<<<<

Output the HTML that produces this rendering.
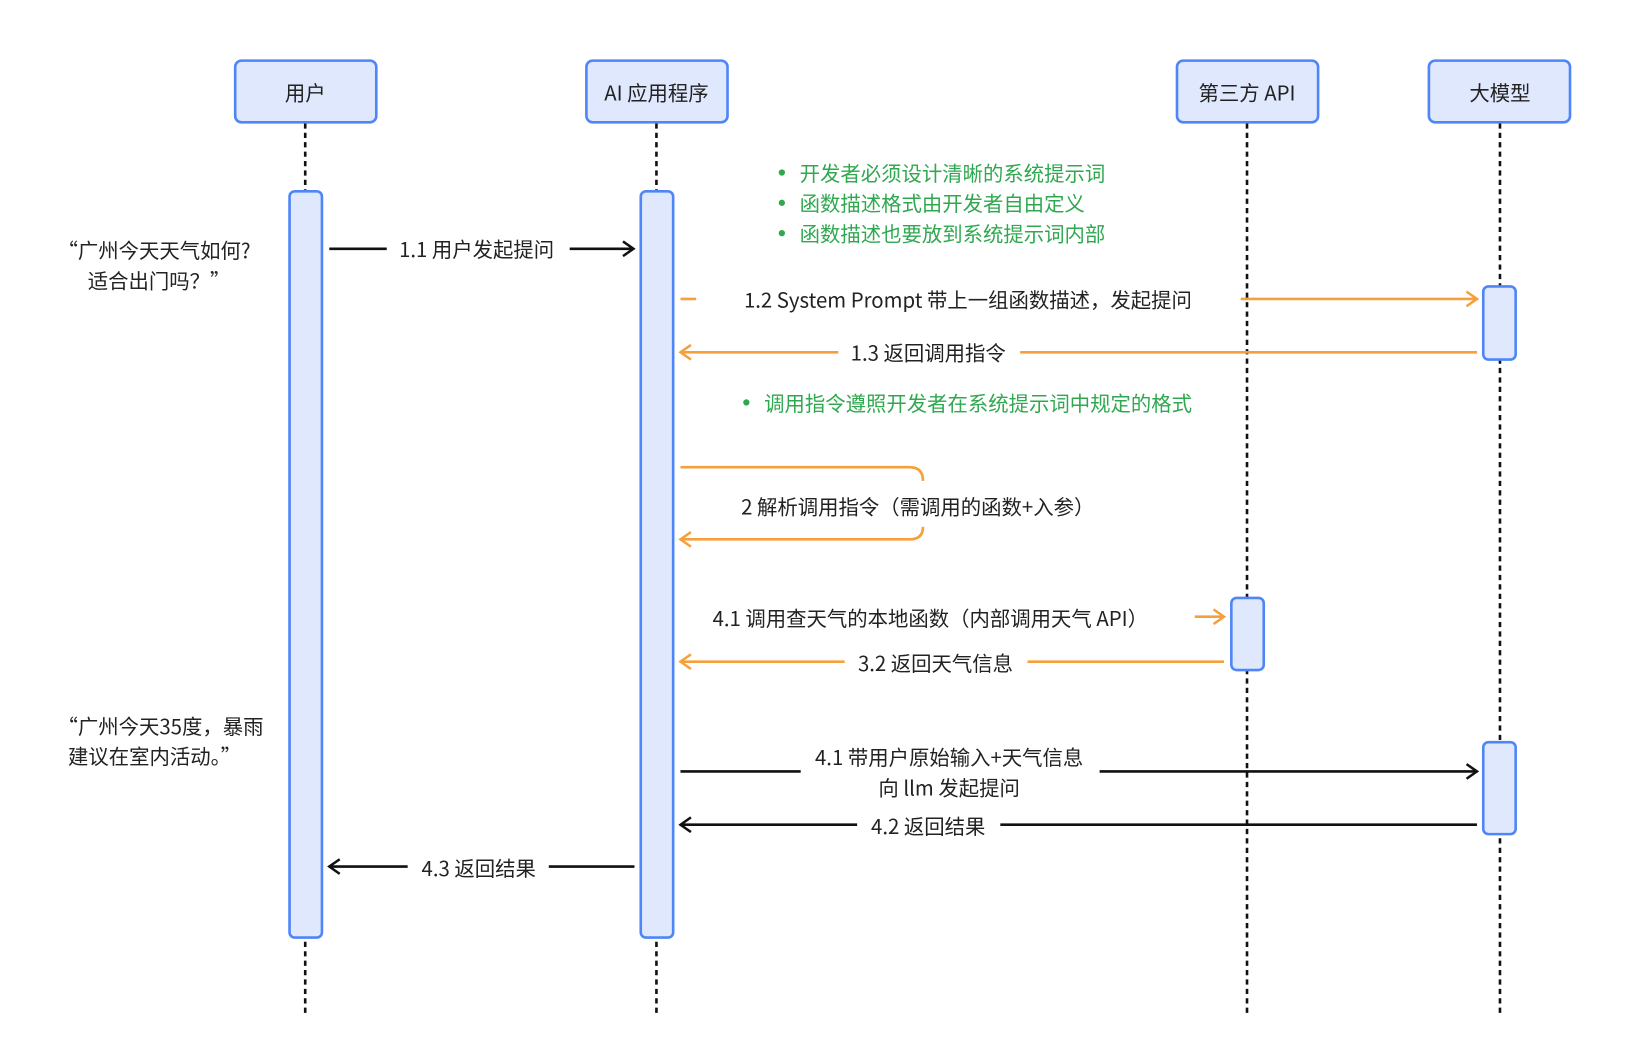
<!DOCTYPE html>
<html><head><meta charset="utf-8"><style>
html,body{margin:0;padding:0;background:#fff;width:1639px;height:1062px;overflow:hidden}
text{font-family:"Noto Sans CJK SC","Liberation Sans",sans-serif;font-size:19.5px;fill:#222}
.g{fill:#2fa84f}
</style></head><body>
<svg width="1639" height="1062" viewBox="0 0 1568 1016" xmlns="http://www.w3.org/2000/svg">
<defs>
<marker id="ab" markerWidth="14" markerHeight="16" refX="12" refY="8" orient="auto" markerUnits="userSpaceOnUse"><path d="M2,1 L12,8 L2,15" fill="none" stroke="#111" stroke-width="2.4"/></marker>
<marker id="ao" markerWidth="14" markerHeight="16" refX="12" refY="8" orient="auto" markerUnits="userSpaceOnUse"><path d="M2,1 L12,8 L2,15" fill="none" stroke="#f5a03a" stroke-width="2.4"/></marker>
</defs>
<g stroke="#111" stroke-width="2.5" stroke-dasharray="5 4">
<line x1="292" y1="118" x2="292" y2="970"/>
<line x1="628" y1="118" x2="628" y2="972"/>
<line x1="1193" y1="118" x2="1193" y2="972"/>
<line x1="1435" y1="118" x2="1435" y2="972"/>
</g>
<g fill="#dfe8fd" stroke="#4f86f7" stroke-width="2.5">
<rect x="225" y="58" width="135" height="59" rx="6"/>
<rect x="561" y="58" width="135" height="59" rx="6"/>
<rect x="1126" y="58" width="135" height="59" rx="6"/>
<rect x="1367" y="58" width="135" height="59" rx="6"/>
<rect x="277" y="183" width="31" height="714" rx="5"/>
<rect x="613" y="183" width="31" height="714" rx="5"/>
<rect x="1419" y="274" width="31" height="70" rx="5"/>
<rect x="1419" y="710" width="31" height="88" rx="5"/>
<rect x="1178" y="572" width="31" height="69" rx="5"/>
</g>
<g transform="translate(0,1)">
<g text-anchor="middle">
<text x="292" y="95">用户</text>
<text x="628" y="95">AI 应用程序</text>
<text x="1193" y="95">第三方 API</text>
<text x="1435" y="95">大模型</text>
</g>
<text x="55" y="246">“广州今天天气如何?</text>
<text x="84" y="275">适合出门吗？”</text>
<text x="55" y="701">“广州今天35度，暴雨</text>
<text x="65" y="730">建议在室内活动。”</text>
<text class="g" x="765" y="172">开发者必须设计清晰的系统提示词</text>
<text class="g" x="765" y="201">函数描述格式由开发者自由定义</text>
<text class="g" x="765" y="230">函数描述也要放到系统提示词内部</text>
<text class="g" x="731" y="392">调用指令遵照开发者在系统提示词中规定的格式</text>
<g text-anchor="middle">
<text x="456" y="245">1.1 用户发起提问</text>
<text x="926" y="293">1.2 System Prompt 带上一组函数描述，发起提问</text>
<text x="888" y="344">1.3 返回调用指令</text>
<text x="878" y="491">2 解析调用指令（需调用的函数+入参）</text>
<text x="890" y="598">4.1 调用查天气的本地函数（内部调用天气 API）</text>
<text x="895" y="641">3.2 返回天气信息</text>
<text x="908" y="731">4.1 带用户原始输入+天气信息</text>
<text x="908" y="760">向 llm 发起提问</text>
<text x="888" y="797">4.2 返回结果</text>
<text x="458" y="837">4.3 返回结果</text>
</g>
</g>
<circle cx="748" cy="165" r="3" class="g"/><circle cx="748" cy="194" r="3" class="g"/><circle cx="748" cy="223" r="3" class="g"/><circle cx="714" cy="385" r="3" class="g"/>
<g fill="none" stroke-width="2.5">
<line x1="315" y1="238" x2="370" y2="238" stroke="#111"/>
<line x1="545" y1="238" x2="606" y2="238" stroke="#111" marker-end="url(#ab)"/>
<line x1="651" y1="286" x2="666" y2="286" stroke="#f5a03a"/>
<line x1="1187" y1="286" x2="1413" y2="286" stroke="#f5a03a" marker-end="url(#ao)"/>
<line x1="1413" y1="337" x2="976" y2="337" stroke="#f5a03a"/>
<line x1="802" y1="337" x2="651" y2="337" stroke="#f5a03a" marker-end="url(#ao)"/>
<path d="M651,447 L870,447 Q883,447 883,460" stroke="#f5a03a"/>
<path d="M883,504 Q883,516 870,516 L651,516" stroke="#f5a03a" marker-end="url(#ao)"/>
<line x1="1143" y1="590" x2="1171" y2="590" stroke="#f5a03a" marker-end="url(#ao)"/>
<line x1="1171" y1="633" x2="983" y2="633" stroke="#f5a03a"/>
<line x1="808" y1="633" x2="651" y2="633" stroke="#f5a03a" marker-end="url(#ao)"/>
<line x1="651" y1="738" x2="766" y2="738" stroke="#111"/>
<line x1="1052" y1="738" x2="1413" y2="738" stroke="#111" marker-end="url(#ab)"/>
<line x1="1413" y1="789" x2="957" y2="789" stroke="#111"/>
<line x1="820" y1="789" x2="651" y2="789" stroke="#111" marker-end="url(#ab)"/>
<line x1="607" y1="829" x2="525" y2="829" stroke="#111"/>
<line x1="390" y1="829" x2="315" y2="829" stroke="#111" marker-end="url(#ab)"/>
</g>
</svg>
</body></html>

>>>>

TASK PROMPT:
Reproduce all of the data exactly, omitting each picture it holds.

FULL SOLUTION:
Output the HTML that produces this rendering.
<!DOCTYPE html>
<html><head><meta charset="utf-8"><style>
html,body{margin:0;padding:0;background:#fff;width:1639px;height:1062px;overflow:hidden}
text{font-family:"Noto Sans CJK SC","Liberation Sans",sans-serif;font-size:19.5px;fill:#222}
.g{fill:#2fa84f}
</style></head><body>
<svg width="1639" height="1062" viewBox="0 0 1568 1016" xmlns="http://www.w3.org/2000/svg">
<defs>
<marker id="ab" markerWidth="14" markerHeight="16" refX="12" refY="8" orient="auto" markerUnits="userSpaceOnUse"><path d="M2,1 L12,8 L2,15" fill="none" stroke="#111" stroke-width="2.4"/></marker>
<marker id="ao" markerWidth="14" markerHeight="16" refX="12" refY="8" orient="auto" markerUnits="userSpaceOnUse"><path d="M2,1 L12,8 L2,15" fill="none" stroke="#f5a03a" stroke-width="2.4"/></marker>
</defs>
<g stroke="#111" stroke-width="2.5" stroke-dasharray="5 4">
<line x1="292" y1="118" x2="292" y2="970"/>
<line x1="628" y1="118" x2="628" y2="972"/>
<line x1="1193" y1="118" x2="1193" y2="972"/>
<line x1="1435" y1="118" x2="1435" y2="972"/>
</g>
<g fill="#dfe8fd" stroke="#4f86f7" stroke-width="2.5">
<rect x="225" y="58" width="135" height="59" rx="6"/>
<rect x="561" y="58" width="135" height="59" rx="6"/>
<rect x="1126" y="58" width="135" height="59" rx="6"/>
<rect x="1367" y="58" width="135" height="59" rx="6"/>
<rect x="277" y="183" width="31" height="714" rx="5"/>
<rect x="613" y="183" width="31" height="714" rx="5"/>
<rect x="1419" y="274" width="31" height="70" rx="5"/>
<rect x="1419" y="710" width="31" height="88" rx="5"/>
<rect x="1178" y="572" width="31" height="69" rx="5"/>
</g>
<g transform="translate(0,1)">
<g text-anchor="middle">
<text x="292" y="95">用户</text>
<text x="628" y="95">AI 应用程序</text>
<text x="1193" y="95">第三方 API</text>
<text x="1435" y="95">大模型</text>
</g>
<text x="55" y="246">“广州今天天气如何?</text>
<text x="84" y="275">适合出门吗？”</text>
<text x="55" y="701">“广州今天35度，暴雨</text>
<text x="65" y="730">建议在室内活动。”</text>
<text class="g" x="765" y="172">开发者必须设计清晰的系统提示词</text>
<text class="g" x="765" y="201">函数描述格式由开发者自由定义</text>
<text class="g" x="765" y="230">函数描述也要放到系统提示词内部</text>
<text class="g" x="731" y="392">调用指令遵照开发者在系统提示词中规定的格式</text>
<g text-anchor="middle">
<text x="456" y="245">1.1 用户发起提问</text>
<text x="926" y="293">1.2 System Prompt 带上一组函数描述，发起提问</text>
<text x="888" y="344">1.3 返回调用指令</text>
<text x="878" y="491">2 解析调用指令（需调用的函数+入参）</text>
<text x="890" y="598">4.1 调用查天气的本地函数（内部调用天气 API）</text>
<text x="895" y="641">3.2 返回天气信息</text>
<text x="908" y="731">4.1 带用户原始输入+天气信息</text>
<text x="908" y="760">向 llm 发起提问</text>
<text x="888" y="797">4.2 返回结果</text>
<text x="458" y="837">4.3 返回结果</text>
</g>
</g>
<circle cx="748" cy="165" r="3" class="g"/><circle cx="748" cy="194" r="3" class="g"/><circle cx="748" cy="223" r="3" class="g"/><circle cx="714" cy="385" r="3" class="g"/>
<g fill="none" stroke-width="2.5">
<line x1="315" y1="238" x2="370" y2="238" stroke="#111"/>
<line x1="545" y1="238" x2="606" y2="238" stroke="#111" marker-end="url(#ab)"/>
<line x1="651" y1="286" x2="666" y2="286" stroke="#f5a03a"/>
<line x1="1187" y1="286" x2="1413" y2="286" stroke="#f5a03a" marker-end="url(#ao)"/>
<line x1="1413" y1="337" x2="976" y2="337" stroke="#f5a03a"/>
<line x1="802" y1="337" x2="651" y2="337" stroke="#f5a03a" marker-end="url(#ao)"/>
<path d="M651,447 L870,447 Q883,447 883,460" stroke="#f5a03a"/>
<path d="M883,504 Q883,516 870,516 L651,516" stroke="#f5a03a" marker-end="url(#ao)"/>
<line x1="1143" y1="590" x2="1171" y2="590" stroke="#f5a03a" marker-end="url(#ao)"/>
<line x1="1171" y1="633" x2="983" y2="633" stroke="#f5a03a"/>
<line x1="808" y1="633" x2="651" y2="633" stroke="#f5a03a" marker-end="url(#ao)"/>
<line x1="651" y1="738" x2="766" y2="738" stroke="#111"/>
<line x1="1052" y1="738" x2="1413" y2="738" stroke="#111" marker-end="url(#ab)"/>
<line x1="1413" y1="789" x2="957" y2="789" stroke="#111"/>
<line x1="820" y1="789" x2="651" y2="789" stroke="#111" marker-end="url(#ab)"/>
<line x1="607" y1="829" x2="525" y2="829" stroke="#111"/>
<line x1="390" y1="829" x2="315" y2="829" stroke="#111" marker-end="url(#ab)"/>
</g>
</svg>
</body></html>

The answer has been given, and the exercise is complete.